I believe that 0% of gay couples are naturally monogamous after five years. There might be exceptions but only when there are pressures limiting outside play.

It seems to me that the failure to communicate expectations about outside play is one of the greatest challenges to gay relationships.

Men, straight or gay, do not instinctively look to sexual behaviour as an indicator of fidelity. Many people believe that sexual monogamy is a female trait. So, it's presence in male relationships is a learned, intellectual expectation. In his gut, your partner is not betrayed by your having sex with another man, but by the insecurity (perhaps because of tensions in other parts of your relationship) that you will fall out of love with him and betray your commitment to him.

If you can communicate, with words and actions, your commitment to the relationship, outside sexual play should not feel threatening.

The veto is both a practical and symbolic demonstration of both parties putting the relationship before outsiders. The purpose of the veto is not to stop you from having sex, but to prevent a (usually recurring) person from becoming a threat to the relationship. This is one reason why I prefer the veto to be after the fact. If the veto is abused that's not a problem with the veto, but an issue that needs to be communicated. On the other hand, if you find yourself needing to sleep with someone your partner hates, that's another issue.
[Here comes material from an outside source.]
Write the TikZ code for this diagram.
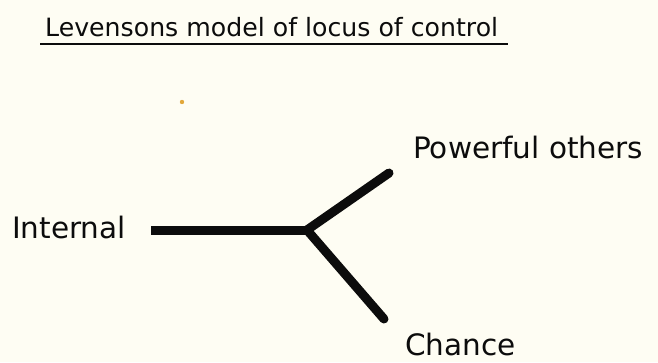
\documentclass[tikz,border=0pt]{standalone}
\usepackage{fontspec}
\setmainfont{DejaVu Sans}
\definecolor{paperCol}{RGB}{254, 253, 243}
\definecolor{inkCol}{RGB}{12, 12, 12}
\definecolor{speckCol}{RGB}{226, 168, 58}

\begin{document}
\begin{tikzpicture}[
    x=1pt, y=-1pt,
    label/.style={anchor=base west, inner sep=0pt, text=inkCol,
                  font=\fontsize{29.5}{34}\selectfont},
    branch/.style={inkCol, line width=9pt, line cap=round, line join=round}
]

    % ================= background / page size =================
    \fill[paperCol] (0,0) rectangle (658,362);

    % ================= title with underline =================
    \node[label, font=\fontsize{25.2}{30}\selectfont] (title) at (45,36)
        {Levensons model of locus of control};
    \draw[inkCol, line width=1.8pt]
        ([shift={(-5,8)}]title.base west) -- ([shift={(10,8)}]title.base east);

    % small speck in the scan
    \fill[speckCol] (182,102) circle (2.2);

    % ================= labels =================
    \node[label] (internal) at (12,238)  {Internal};
    \node[label] (powerful) at (413,158) {Powerful others};
    \node[label] (chance)   at (405,355) {Chance};

    % ================= the fork =================
    \coordinate (stem) at (151,230);
    \coordinate (hub)  at (307,230);
    \coordinate (upEnd)   at (389,173);
    \coordinate (downEnd) at (384,319);

    \draw[branch, line cap=butt] (stem) -- (hub);
    \draw[branch] (hub) -- (upEnd);
    \draw[branch] (hub) -- (downEnd);

\end{tikzpicture}
\end{document}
You say elsewhere that you are on your third counselor, and then you list things I would consider red flags. I think what you should be looking for is someone who should be facilitating communication who hopefully has some experience with gay couples. (I personally think the kink issues are important only to the extent of making sure your counselor doesn't consider them pathological.)

No - sex doen not die in every relationship after 2 years.

My husband and I are nearing 27 years together, and we still have sex almost daily. It's taken work and no its not perfect, but I have to say I'm pretty content most of the time. We've worked hard at figuring out what pleases one another.